Yes, absolutely. Mehtab Bagh sits directly across the Yamuna River from the Taj Mahal and provides the most spectacular sunset view of the monument available anywhere. Entry costs only Rs 300 for foreign tourists. It is quiet, beautifully maintained, and offers a photography angle of the Taj Mahal that is entirely different from any view inside the main complex. It is one of the most undervisited yet rewarding sites in all of Agra.

Q3. What is the entry fee for Chini Ka Rauza?

Chini Ka Rauza has free entry for all visitors. It is one of the few significant Mughal monuments in Agra that charges no admission fee, making it exceptionally accessible. The site is open from approximately 6:00 AM to 6:00 PM every day of the week.

Q4. How far is Akbar’s Tomb from Agra city center?

Akbar’s Tomb at Sikandra is approximately 10 kilometres from Agra city center, located directly on National Highway 19 toward Delhi. By car or auto-rickshaw it takes 20 to 25 minutes from the Taj Mahal area. It is ideally visited as a first stop on the drive from Delhi to Agra, or as a final stop on the way out of Agra toward Delhi.

Q5. What is the Baby Taj in Agra?

The Baby Taj is the popular name for the Tomb of Itimad-ud-Daula, located on the opposite bank of the Yamuna River from the Taj Mahal.

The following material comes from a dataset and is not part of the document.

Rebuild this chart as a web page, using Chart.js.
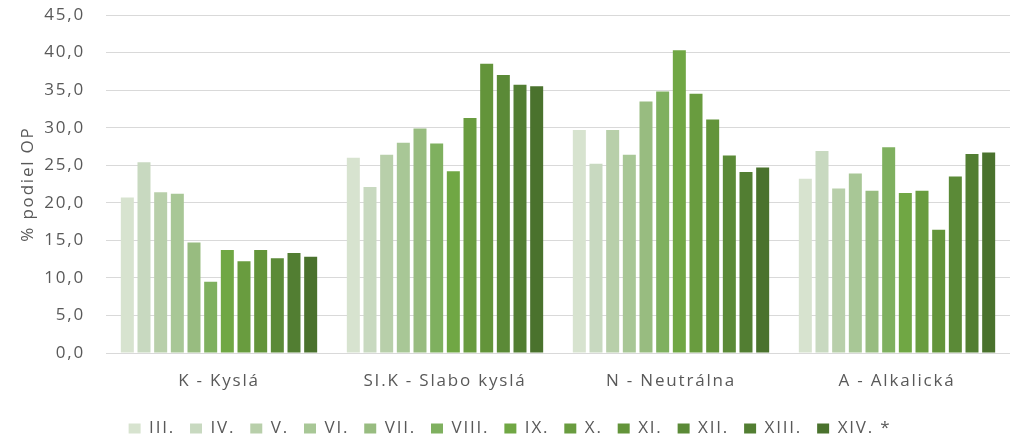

Built between 1622 and 1628 by Empress Nur Jahan for her father, it was the first Mughal monument built entirely of white marble and the first to use the pietra dura stone inlay technique later perfected at the Taj Mahal. Architects and historians consider it the direct prototype for the Taj Mahal.

Q6. Can I see all 5 hidden places in one day?

Yes. All five hidden places in Agra can be visited in a single well-organized day alongside the Taj Mahal and Agra Fort. Start at the Taj Mahal at sunrise. Follow the northern Yamuna riverside route to Chini Ka Rauza and Ram Bagh. Cross the river to the Baby Taj for lunch. Visit Agra Fort in the early afternoon. Finish at Mehtab Bagh for the sunset Taj Mahal view. Add Akbar’s Tomb at Sikandra on the drive out of Agra.

Q7. Is Ram Bagh open to tourists?

Yes. Ram Bagh is open to tourists from sunrise to sunset every day. Entry is Rs 310 for foreign tourists and Rs 25 for Indian citizens. The site is managed by the Archaeological Survey of India and is in a state of gradual restoration. Despite being the oldest surviving Mughal garden in India, it receives very few visitors and is one of the most peaceful and atmospheric sites in Agra.

Q8. Which hidden place in Agra is best for photography?

Mehtab Bagh is the best hidden place in Agra for photography because it provides a straight-on sunset view of the Taj Mahal across the Yamuna River that is not available from inside the main Taj complex. The Tomb of Itimad-ud-Daula is the second best option for photography due to its intricate white marble lattice screens and warm yellow marble panels that create extraordinary light effects in morning and afternoon light.